──────── Material ────────

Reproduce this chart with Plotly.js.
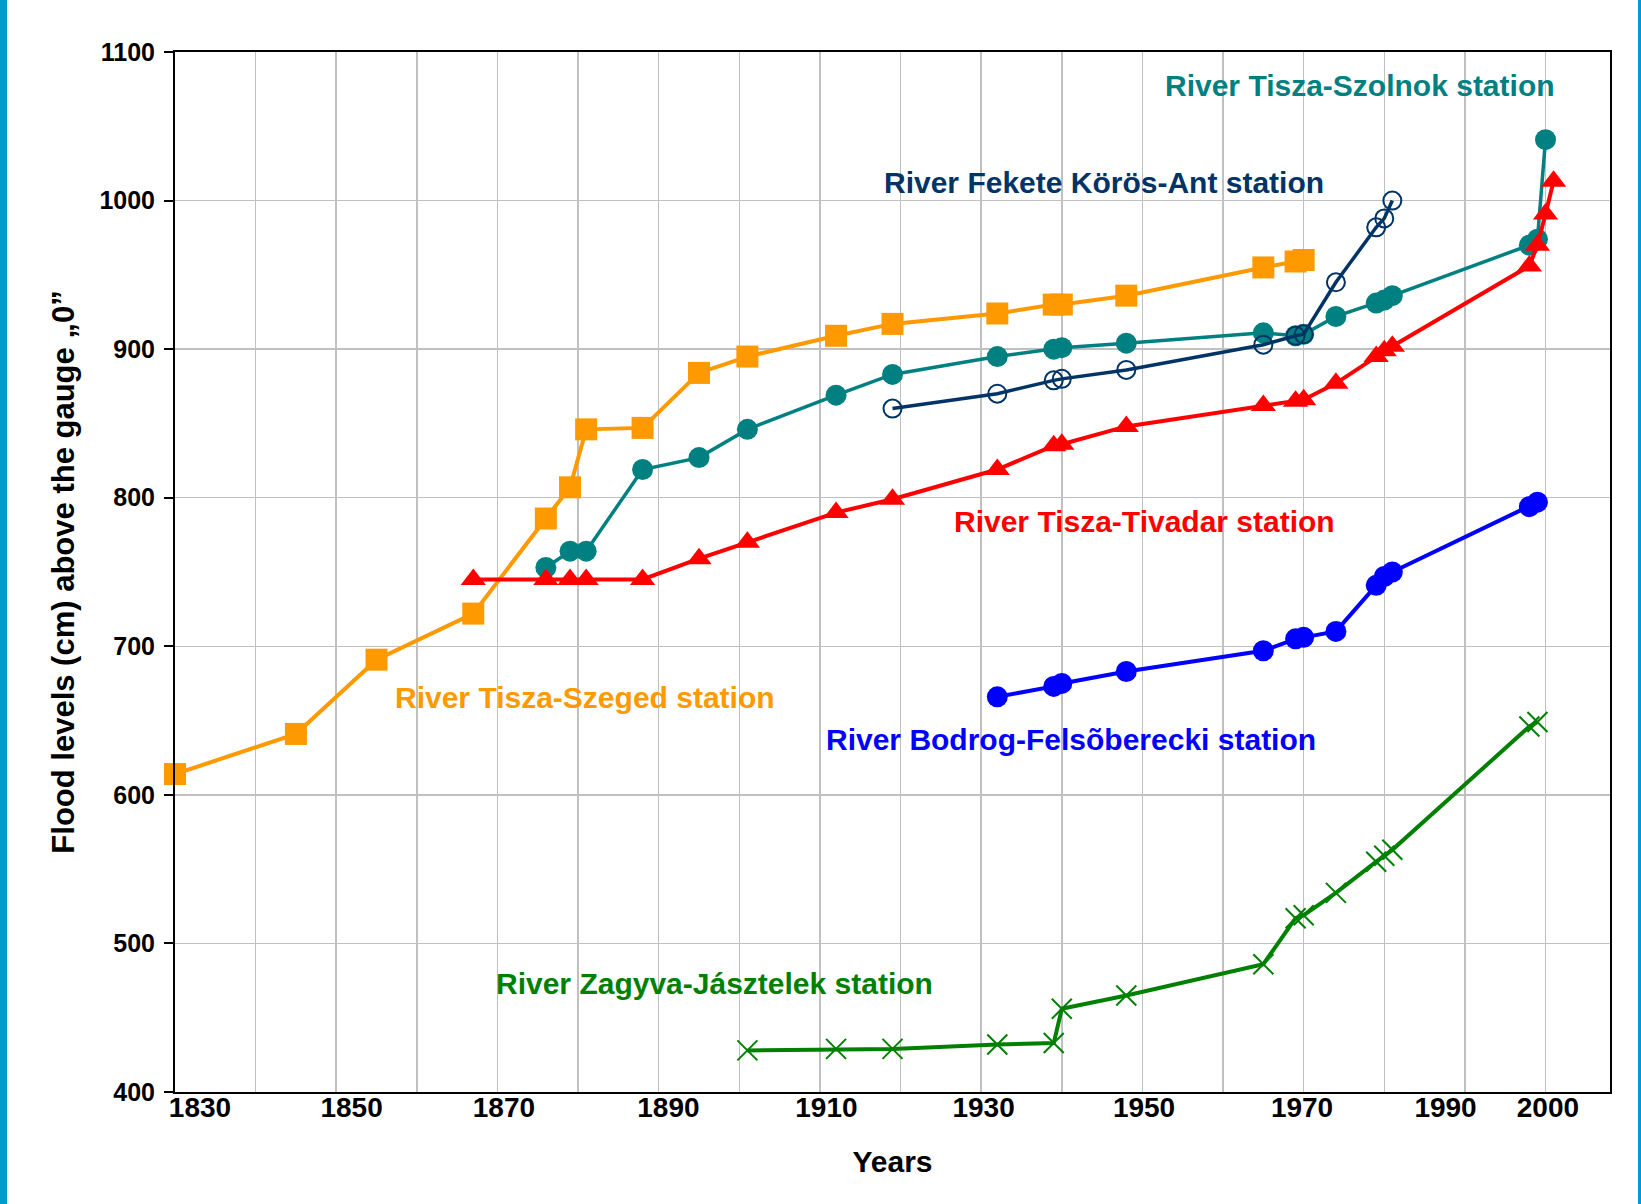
<!DOCTYPE html>
<html>
<head>
<meta charset="utf-8">
<script src="https://cdn.plot.ly/plotly-3.0.1.min.js"></script>
<style>
  html, body { margin: 0; padding: 0; background: #ffffff; }
  #chart { width: 1641px; height: 1204px; }
</style>
</head>
<body>
<div id="chart"></div>
<script>
// ---------------- DATA ----------------
const szegedYears  = [1830, 1845, 1855, 1867, 1876, 1879, 1881, 1888, 1895, 1901, 1912, 1919, 1932, 1939, 1940, 1948, 1965, 1969, 1970];
const szegedLevels = [614, 641, 691, 722, 786, 807, 846, 847, 884, 895, 909, 917, 924, 930, 930, 936, 955, 959, 960];

const szolnokYears  = [1876, 1879, 1881, 1888, 1895, 1901, 1912, 1919, 1932, 1939, 1940, 1948, 1965, 1969, 1970, 1974, 1979, 1980, 1981, 1998, 1999, 2000];
const szolnokLevels = [753, 764, 764, 819, 827, 846, 869, 883, 895, 900, 901, 904, 911, 909, 910, 922, 931, 933, 936, 970, 974, 1041];

const korosYears  = [1919, 1932, 1939, 1940, 1948, 1965, 1969, 1970, 1974, 1979, 1980, 1981];
const korosLevels = [860, 870, 879, 880, 886, 903, 909, 910, 945, 982, 988, 1000];

const tivadarYears  = [1867, 1876, 1879, 1881, 1888, 1895, 1901, 1912, 1919, 1932, 1939, 1940, 1948, 1965, 1969, 1970, 1974, 1979, 1980, 1981, 1998, 1999, 2000, 2001];
const tivadarLevels = [745, 745, 745, 745, 745, 759, 770, 790, 799, 819, 835, 836, 848, 862, 865, 866, 877, 895, 899, 902, 956, 970, 991, 1013];

const bodrogYears  = [1932, 1939, 1940, 1948, 1965, 1969, 1970, 1974, 1979, 1980, 1981, 1998, 1999];
const bodrogLevels = [666, 673, 675, 683, 697, 705, 706, 710, 741, 747, 750, 794, 797];

const zagyvaYears  = [1901, 1912, 1919, 1932, 1939, 1940, 1948, 1965, 1969, 1970, 1974, 1979, 1980, 1981, 1998, 1999];
const zagyvaLevels = [428, 429, 429, 432, 433, 456, 465, 486, 517, 519, 534, 555, 559, 563, 646, 649];

const stationNames = [
  'River Tisza-Szeged station',
  'River Tisza-Szolnok station',
  'River Fekete Körös-Ant station',
  'River Tisza-Tivadar station',
  'River Bodrog-Felsõberecki station',
  'River Zagyva-Jásztelek station'
];

const xTickLabels = ['1830', '1850', '1870', '1890', '1910', '1930', '1950', '1970', '1990', '2000'];
const xTickPositions = [1833.1, 1851.9, 1870.8, 1891.2, 1910.8, 1930.3, 1950.2, 1969.8, 1987.6, 2000.3];

const xTitle = 'Years';
const yTitle = 'Flood levels (cm) above the gauge „0”';

// ---------------- STYLE ----------------
const FONT = 'Liberation Sans, Arial, Helvetica, sans-serif';
const colors = ['#FF9900', '#008080', '#003366', '#FF0000', '#0000FF', '#008000'];
// label placement (data coordinates) for each station name
const labelX = [1880.9, 1977.0, 1945.2, 1950.2, 1941.1, 1896.9];
const labelY = [665.5, 1077.5, 1011.9, 783.7, 637.2, 473.2];

const X_RANGE = [1830, 2008];
const Y_RANGE = [400, 1100];
const W = 1641, H = 1204;
const M = {l: 175, r: 31, t: 52, b: 112};
const plotW = W - M.l - M.r, plotH = H - M.t - M.b;
const pxX = px => (px - M.l) / plotW;
const pxY = py => (H - M.b - py) / plotH;

function lineTrace(x, y, name, color, marker, width) {
  return {
    type: 'scatter', mode: 'lines+markers', x: x, y: y, name: name,
    line: {color: color, width: width},
    marker: marker,
    cliponaxis: false,
    hoverinfo: 'x+y+name'
  };
}

const traces = [
  lineTrace(szegedYears, szegedLevels, stationNames[0], colors[0],
    {symbol: 'square', size: 22, color: colors[0]}, 4),
  lineTrace(szolnokYears, szolnokLevels, stationNames[1], colors[1],
    {symbol: 'circle', size: 21, color: colors[1]}, 3.5),
  lineTrace(korosYears, korosLevels, stationNames[2], colors[2],
    {symbol: 'circle-open', size: 18, color: colors[2], line: {width: 2, color: colors[2]}}, 3.5),
  lineTrace(tivadarYears, tivadarLevels, stationNames[3], colors[3],
    {symbol: 'triangle-up', size: 22, color: colors[3]}, 4),
  lineTrace(bodrogYears, bodrogLevels, stationNames[4], colors[4],
    {symbol: 'circle', size: 21, color: colors[4]}, 4),
  lineTrace(zagyvaYears, zagyvaLevels, stationNames[5], colors[5],
    {symbol: 'x-thin-open', size: 20, color: colors[5], line: {width: 2, color: colors[5]}}, 4),
  // empty helper trace so the label axis (xaxis2) is laid out
  {type: 'scatter', x: [], y: [], xaxis: 'x2', yaxis: 'y', showlegend: false, hoverinfo: 'skip'}
];

const annotations = stationNames.map((name, i) => ({
  x: labelX[i], y: labelY[i], xref: 'x', yref: 'y',
  text: name, showarrow: false, xanchor: 'center', yanchor: 'middle',
  font: {family: FONT, size: 30, color: colors[i], weight: 'bold'}
}));

const shapes = [
  {type: 'rect', xref: 'paper', yref: 'paper', x0: pxX(0), x1: pxX(7), y0: pxY(H), y1: pxY(0),
   fillcolor: '#0099CE', line: {width: 0}, layer: 'above'},
  {type: 'rect', xref: 'paper', yref: 'paper', x0: pxX(1638), x1: pxX(1641), y0: pxY(H), y1: pxY(0),
   fillcolor: '#0099CE', line: {width: 0}, layer: 'above'}
];

const layout = {
  width: W, height: H,
  margin: M,
  paper_bgcolor: '#ffffff', plot_bgcolor: '#ffffff',
  showlegend: false,
  font: {family: FONT, color: '#000000'},
  xaxis: {
    range: X_RANGE, tickmode: 'linear', tick0: 1830, dtick: 10,
    showgrid: true, gridcolor: '#C0C0C0', gridwidth: 1.5,
    showticklabels: false, ticks: '',
    showline: true, linecolor: '#000000', linewidth: 2, mirror: true,
    zeroline: false, fixedrange: true
  },
  xaxis2: {
    overlaying: 'x', anchor: 'y', side: 'bottom',
    range: X_RANGE, tickmode: 'array', tickvals: xTickPositions, ticktext: xTickLabels,
    showgrid: false, showline: false, zeroline: false, ticks: '',
    tickfont: {family: FONT, size: 28, color: '#000000', weight: 'bold'},
    ticklabelstandoff: -4,
    title: {text: xTitle, font: {family: FONT, size: 30, color: '#000000', weight: 'bold'}, standoff: 28},
    automargin: false
  },
  yaxis: {
    range: Y_RANGE, tickmode: 'linear', tick0: 400, dtick: 100,
    showgrid: true, gridcolor: '#C0C0C0', gridwidth: 1.5,
    ticks: 'outside', ticklen: 9, tickwidth: 2, tickcolor: '#000000',
    tickfont: {family: FONT, size: 25, color: '#000000', weight: 'bold'},
    ticklabelstandoff: 4,
    showline: true, linecolor: '#000000', linewidth: 2, mirror: true,
    zeroline: false,
    title: {text: yTitle, font: {family: FONT, size: 31, color: '#000000', weight: 'bold'}, standoff: 16},
    automargin: false
  },
  annotations: annotations,
  shapes: shapes
};

Plotly.newPlot('chart', traces, layout, {displayModeBar: false, staticPlot: true});
</script>
</body>
</html>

────────

**Required work**
Repeat only the lines between the start of the data and the line with "563, 646, 649];", including those two lines, and skip the pictures.

**Response to this exercise**
Reproduce this chart with Plotly.js.
<!DOCTYPE html>
<html>
<head>
<meta charset="utf-8">
<script src="https://cdn.plot.ly/plotly-3.0.1.min.js"></script>
<style>
  html, body { margin: 0; padding: 0; background: #ffffff; }
  #chart { width: 1641px; height: 1204px; }
</style>
</head>
<body>
<div id="chart"></div>
<script>
// ---------------- DATA ----------------
const szegedYears  = [1830, 1845, 1855, 1867, 1876, 1879, 1881, 1888, 1895, 1901, 1912, 1919, 1932, 1939, 1940, 1948, 1965, 1969, 1970];
const szegedLevels = [614, 641, 691, 722, 786, 807, 846, 847, 884, 895, 909, 917, 924, 930, 930, 936, 955, 959, 960];

const szolnokYears  = [1876, 1879, 1881, 1888, 1895, 1901, 1912, 1919, 1932, 1939, 1940, 1948, 1965, 1969, 1970, 1974, 1979, 1980, 1981, 1998, 1999, 2000];
const szolnokLevels = [753, 764, 764, 819, 827, 846, 869, 883, 895, 900, 901, 904, 911, 909, 910, 922, 931, 933, 936, 970, 974, 1041];

const korosYears  = [1919, 1932, 1939, 1940, 1948, 1965, 1969, 1970, 1974, 1979, 1980, 1981];
const korosLevels = [860, 870, 879, 880, 886, 903, 909, 910, 945, 982, 988, 1000];

const tivadarYears  = [1867, 1876, 1879, 1881, 1888, 1895, 1901, 1912, 1919, 1932, 1939, 1940, 1948, 1965, 1969, 1970, 1974, 1979, 1980, 1981, 1998, 1999, 2000, 2001];
const tivadarLevels = [745, 745, 745, 745, 745, 759, 770, 790, 799, 819, 835, 836, 848, 862, 865, 866, 877, 895, 899, 902, 956, 970, 991, 1013];

const bodrogYears  = [1932, 1939, 1940, 1948, 1965, 1969, 1970, 1974, 1979, 1980, 1981, 1998, 1999];
const bodrogLevels = [666, 673, 675, 683, 697, 705, 706, 710, 741, 747, 750, 794, 797];

const zagyvaYears  = [1901, 1912, 1919, 1932, 1939, 1940, 1948, 1965, 1969, 1970, 1974, 1979, 1980, 1981, 1998, 1999];
const zagyvaLevels = [428, 429, 429, 432, 433, 456, 465, 486, 517, 519, 534, 555, 559, 563, 646, 649];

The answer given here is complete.